Nos hace olvidar las penas cotidianas o lo que
fuese adverso a nuestro alrededor. No importa si los equipos son o no
conocidos, sí o sí habrá presencia. Recordemos que Cerro tuvo 25
pagantes una vez, por citar el ejemplo nacional más famoso. ¡Y vaya
ejemplo! Bueno, entonces el fútbol de esta manera viene a convertirse en
una especie de droga con la que aliviamos o al menos intentamos
aliviarnos todo o alguito los que gustamos de este deporte. O sea, a
cada quien lo que le interesa es atestiguar del modo que sea el partido
de su club favorito. El resto, que se vaya a la mierda por un rato.
Dependiendo de si el resultado final influye o no en los hinchas,
posteriormente se vuelve al fucking real world y a comenzar de cero como
siempre.
Pero como todo vicio, no hay que abusar. Y cuando el
fútbol sobrepasa los límites de la cordura, allí es donde gana fuerza la
división de la teoría y la práctica de la que hablé antes.
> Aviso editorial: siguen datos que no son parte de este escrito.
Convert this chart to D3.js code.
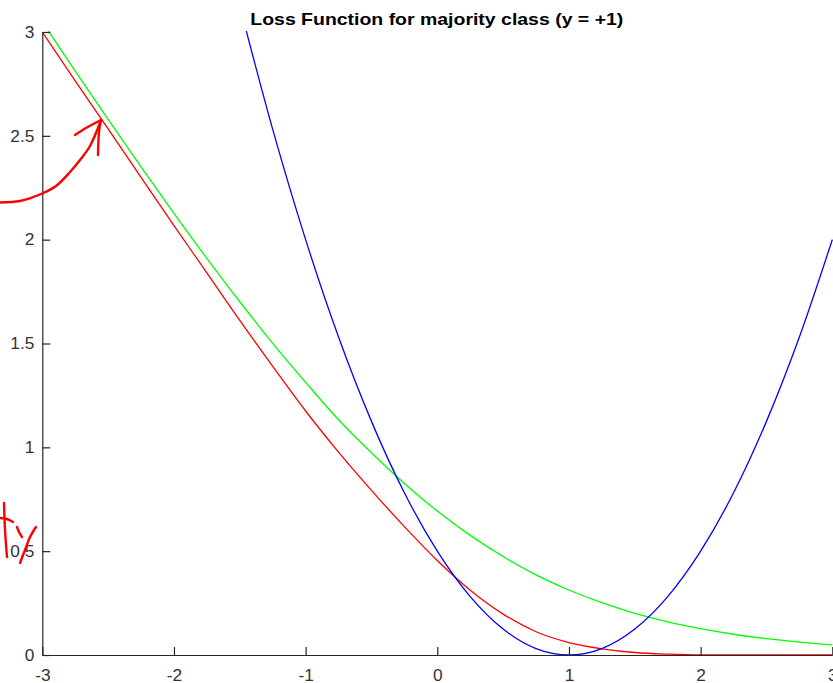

La violencia
en las canchas, tanto dentro como fuera, desacredita al balompié. Hace
que deje de ser un show familiar y entretenido que incentive el deporte
para degenerarse en un desopilante fanatismo caníbal generador,
lamentablemente, de rating para la o las empresas transmisoras del
partido.
La ineficacia por parte de los organismos de velar por la
seguridad y la infiltración de drogas, alcohol e inadaptación social en
las barras bravas que al mismo tiempo se subdividen y en ciertos
instantes se pelean entre ellas mismas son ingredientes fundamentales
para que en la actualidad decaiga el ánimo de una asistencia a los
estadios como en las viejas épocas. Acá ya se pierde el sentido común,
al surgir la violencia colateral. Aún no fui a mirar un solo partido de
Olimpia. Apenas he visto, teniendo nueve años de edad, a Paraguay
jugando en el Estadio de los Defensores del Chaco, cerca de casa, un
amistoso internacional en 1999 junto a mi finado padre, siendo esa la
única oportunidad hasta el momento en que fui partícipe de un partido
del llamado deporte rey, y tuvimos que retirarnos en el entretiempo
debido a, ya en esa época, un pequeño connato violento emergido de la
muchedumbre que nos acompañaba.
Es por aquello que aconteció, a lo
mejor, que mi papá jamás me llevó a verle jugar a Olimpia, haciendo
valer la tradición familiar olimpista a la que soy perteneciente. Sin
obviar por supuesto una minoría de parientes liberteños y cerristas. No
soy socio del Club Olimpia y la sede la conozco apenas cada que paso a
pie, con el taxi o el colectivo. Soy un fan extraño, singular, para nada
fanático. Raramente me burlo o me exaspero durante una discusión de
olimpistas con cerristas. El fanatismo no conduce a ninguna bondad,
resulta todo lo contrario.
La mayoría paraguaya aún está en la
Prehistoria, porque no supera su fanatismo. El exclusivo afán de alentar
se ligó al de incidentar. Me imagino que la intención del fútbol en el
instante que se creó no era mala ni a corto, mediano o largo plazo. Muy
probablemente a sus progenitores se les haya ido de las manos la
expectativa. ¿Tenemos un solo culpable? No. La responsabilidad la
tenemos todos los involucrados con el fútbol, directos o indirectos.
Como premio consuelo en el presente, nos queda la magia de Lionel Messi
en el Barcelona de España. Y sí, nuevamente para mitigar el dolor. De
algo el futbolero debe agarrarse. Este año no saldrá campeón Olimpia
pero por suerte ya se consagró el año pasado tras once largos y tediosos
años. Tampoco Cerro. Es posible que lo haga Guaraní, así como viene la
mano. Lo mejor: evitar discutir sobre fútbol. Va a aparecer la polaridad
al pedo, a menos que la causa justa sea la Albirroja, para
poder salvarse de su abismo rumbo a Brasil 2014. Ojalá algún día el
fútbol vuelva a hermanar y no a separar.